* Task objective: Give the data below again exactly as written, without its pictures.

* Information shown:
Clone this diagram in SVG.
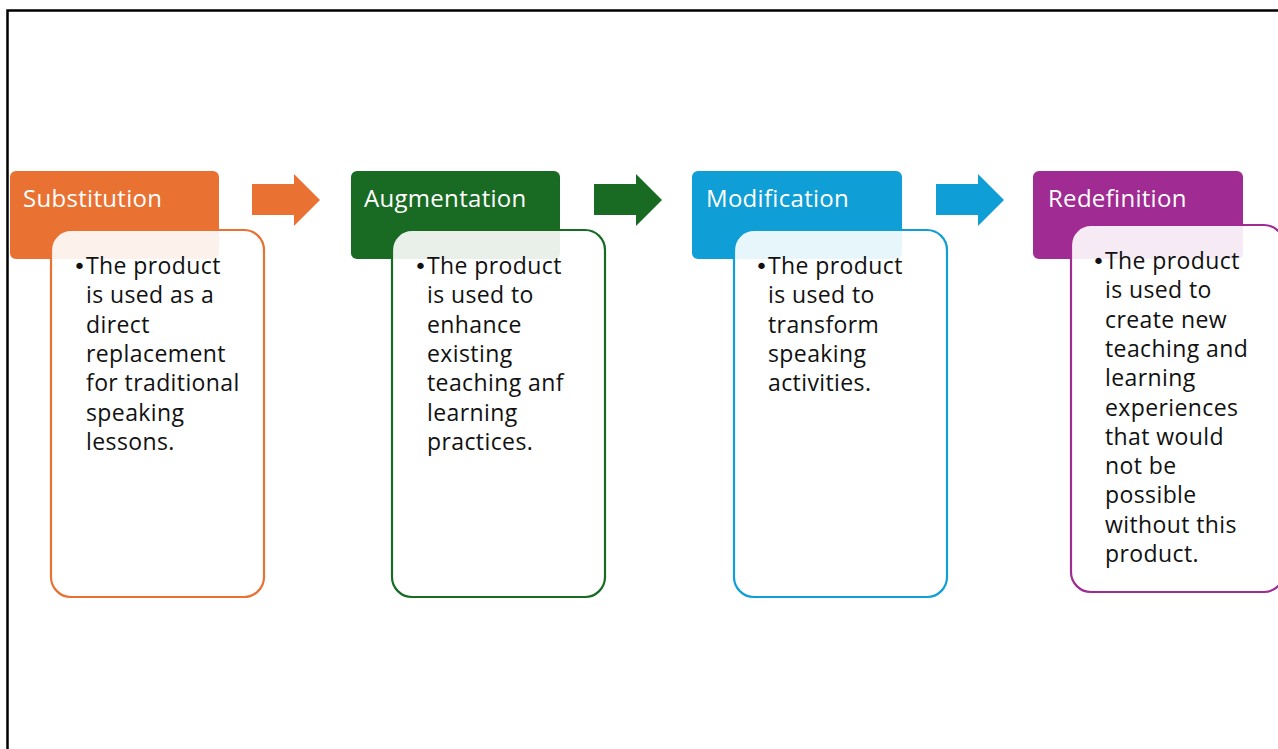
<svg xmlns="http://www.w3.org/2000/svg" width="1278" height="749" viewBox="0 0 1278 749">
<style>
.hdr{font-family:"Open Sans","Liberation Sans",sans-serif;font-size:24px;fill:#ffffff;letter-spacing:0.3px}
.body{font-family:"Open Sans","Liberation Sans",sans-serif;font-size:23px;fill:#111111;letter-spacing:0.4px}
.bul{font-family:"DejaVu Sans","Liberation Sans",sans-serif;font-size:22px;fill:#111111}
.card{fill:#ffffff;fill-opacity:0.9;stroke-width:2.2}
</style>
<rect x="0" y="0" width="1278" height="749" fill="#ffffff"/>
<path d="M7.5,749 V10.5 H1290" fill="none" stroke="#000000" stroke-width="2.5"/>

<g id="connectors">
<path d="M252,184 H294 V174 L320,200 L294,226 V215 H252 Z" fill="#E97132"/>
<path d="M594,184 H636 V174 L662,200 L636,226 V215 H594 Z" fill="#196B24"/>
<path d="M936,184 H978 V174 L1004,200 L978,226 V215 H936 Z" fill="#0F9ED5"/>
</g>

<g id="substitution">
<rect x="10" y="171" width="209" height="88" rx="6" fill="#E97132"/>
<text class="hdr" x="23" y="207">Substitution</text>
<rect class="card" x="51" y="230" width="213" height="367" rx="20" stroke="#E97132"/>
<text class="bul" x="73" y="274">•</text>
<text class="body"><tspan x="86" y="274">The product</tspan><tspan x="86" y="303.3">is used as a</tspan><tspan x="86" y="332.6">direct</tspan><tspan x="86" y="361.9">replacement</tspan><tspan x="86" y="391.2">for traditional</tspan><tspan x="86" y="420.5">speaking</tspan><tspan x="86" y="449.8">lessons.</tspan></text>
</g>

<g id="augmentation">
<rect x="351" y="171" width="209" height="88" rx="6" fill="#196B24"/>
<text class="hdr" x="364" y="207">Augmentation</text>
<rect class="card" x="392" y="230" width="213" height="367" rx="20" stroke="#196B24"/>
<text class="bul" x="414" y="274">•</text>
<text class="body"><tspan x="427" y="274">The product</tspan><tspan x="427" y="303.3">is used to</tspan><tspan x="427" y="332.6">enhance</tspan><tspan x="427" y="361.9">existing</tspan><tspan x="427" y="391.2">teaching anf</tspan><tspan x="427" y="420.5">learning</tspan><tspan x="427" y="449.8">practices.</tspan></text>
</g>

<g id="modification">
<rect x="692" y="171" width="210" height="88" rx="6" fill="#0F9ED5"/>
<text class="hdr" x="706" y="207">Modification</text>
<rect class="card" x="734" y="230" width="213" height="367" rx="20" stroke="#0F9ED5"/>
<text class="bul" x="755" y="274">•</text>
<text class="body"><tspan x="768" y="274">The product</tspan><tspan x="768" y="303.3">is used to</tspan><tspan x="768" y="332.6">transform</tspan><tspan x="768" y="361.9">speaking</tspan><tspan x="768" y="391.2">activities.</tspan></text>
</g>

<g id="redefinition">
<rect x="1033" y="171" width="210" height="88" rx="6" fill="#A02B93"/>
<text class="hdr" x="1048" y="207">Redefinition</text>
<rect class="card" x="1071" y="225" width="213" height="367" rx="20" stroke="#A02B93"/>
<text class="bul" x="1092" y="269">•</text>
<text class="body"><tspan x="1105" y="269">The product</tspan><tspan x="1105" y="298.3">is used to</tspan><tspan x="1105" y="327.6">create new</tspan><tspan x="1105" y="356.9">teaching and</tspan><tspan x="1105" y="386.2">learning</tspan><tspan x="1105" y="415.5">experiences</tspan><tspan x="1105" y="444.8">that would</tspan><tspan x="1105" y="474.1">not be</tspan><tspan x="1105" y="503.4">possible</tspan><tspan x="1105" y="532.7">without this</tspan><tspan x="1105" y="562">product.</tspan></text>
</g>
</svg>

* Task solution:
Clone this diagram in SVG.
<svg xmlns="http://www.w3.org/2000/svg" width="1278" height="749" viewBox="0 0 1278 749">
<style>
.hdr{font-family:"Open Sans","Liberation Sans",sans-serif;font-size:24px;fill:#ffffff;letter-spacing:0.3px}
.body{font-family:"Open Sans","Liberation Sans",sans-serif;font-size:23px;fill:#111111;letter-spacing:0.4px}
.bul{font-family:"DejaVu Sans","Liberation Sans",sans-serif;font-size:22px;fill:#111111}
.card{fill:#ffffff;fill-opacity:0.9;stroke-width:2.2}
</style>
<rect x="0" y="0" width="1278" height="749" fill="#ffffff"/>
<path d="M7.5,749 V10.5 H1290" fill="none" stroke="#000000" stroke-width="2.5"/>

<g id="connectors">
<path d="M252,184 H294 V174 L320,200 L294,226 V215 H252 Z" fill="#E97132"/>
<path d="M594,184 H636 V174 L662,200 L636,226 V215 H594 Z" fill="#196B24"/>
<path d="M936,184 H978 V174 L1004,200 L978,226 V215 H936 Z" fill="#0F9ED5"/>
</g>

<g id="substitution">
<rect x="10" y="171" width="209" height="88" rx="6" fill="#E97132"/>
<text class="hdr" x="23" y="207">Substitution</text>
<rect class="card" x="51" y="230" width="213" height="367" rx="20" stroke="#E97132"/>
<text class="bul" x="73" y="274">•</text>
<text class="body"><tspan x="86" y="274">The product</tspan><tspan x="86" y="303.3">is used as a</tspan><tspan x="86" y="332.6">direct</tspan><tspan x="86" y="361.9">replacement</tspan><tspan x="86" y="391.2">for traditional</tspan><tspan x="86" y="420.5">speaking</tspan><tspan x="86" y="449.8">lessons.</tspan></text>
</g>

<g id="augmentation">
<rect x="351" y="171" width="209" height="88" rx="6" fill="#196B24"/>
<text class="hdr" x="364" y="207">Augmentation</text>
<rect class="card" x="392" y="230" width="213" height="367" rx="20" stroke="#196B24"/>
<text class="bul" x="414" y="274">•</text>
<text class="body"><tspan x="427" y="274">The product</tspan><tspan x="427" y="303.3">is used to</tspan><tspan x="427" y="332.6">enhance</tspan><tspan x="427" y="361.9">existing</tspan><tspan x="427" y="391.2">teaching anf</tspan><tspan x="427" y="420.5">learning</tspan><tspan x="427" y="449.8">practices.</tspan></text>
</g>

<g id="modification">
<rect x="692" y="171" width="210" height="88" rx="6" fill="#0F9ED5"/>
<text class="hdr" x="706" y="207">Modification</text>
<rect class="card" x="734" y="230" width="213" height="367" rx="20" stroke="#0F9ED5"/>
<text class="bul" x="755" y="274">•</text>
<text class="body"><tspan x="768" y="274">The product</tspan><tspan x="768" y="303.3">is used to</tspan><tspan x="768" y="332.6">transform</tspan><tspan x="768" y="361.9">speaking</tspan><tspan x="768" y="391.2">activities.</tspan></text>
</g>

<g id="redefinition">
<rect x="1033" y="171" width="210" height="88" rx="6" fill="#A02B93"/>
<text class="hdr" x="1048" y="207">Redefinition</text>
<rect class="card" x="1071" y="225" width="213" height="367" rx="20" stroke="#A02B93"/>
<text class="bul" x="1092" y="269">•</text>
<text class="body"><tspan x="1105" y="269">The product</tspan><tspan x="1105" y="298.3">is used to</tspan><tspan x="1105" y="327.6">create new</tspan><tspan x="1105" y="356.9">teaching and</tspan><tspan x="1105" y="386.2">learning</tspan><tspan x="1105" y="415.5">experiences</tspan><tspan x="1105" y="444.8">that would</tspan><tspan x="1105" y="474.1">not be</tspan><tspan x="1105" y="503.4">possible</tspan><tspan x="1105" y="532.7">without this</tspan><tspan x="1105" y="562">product.</tspan></text>
</g>
</svg>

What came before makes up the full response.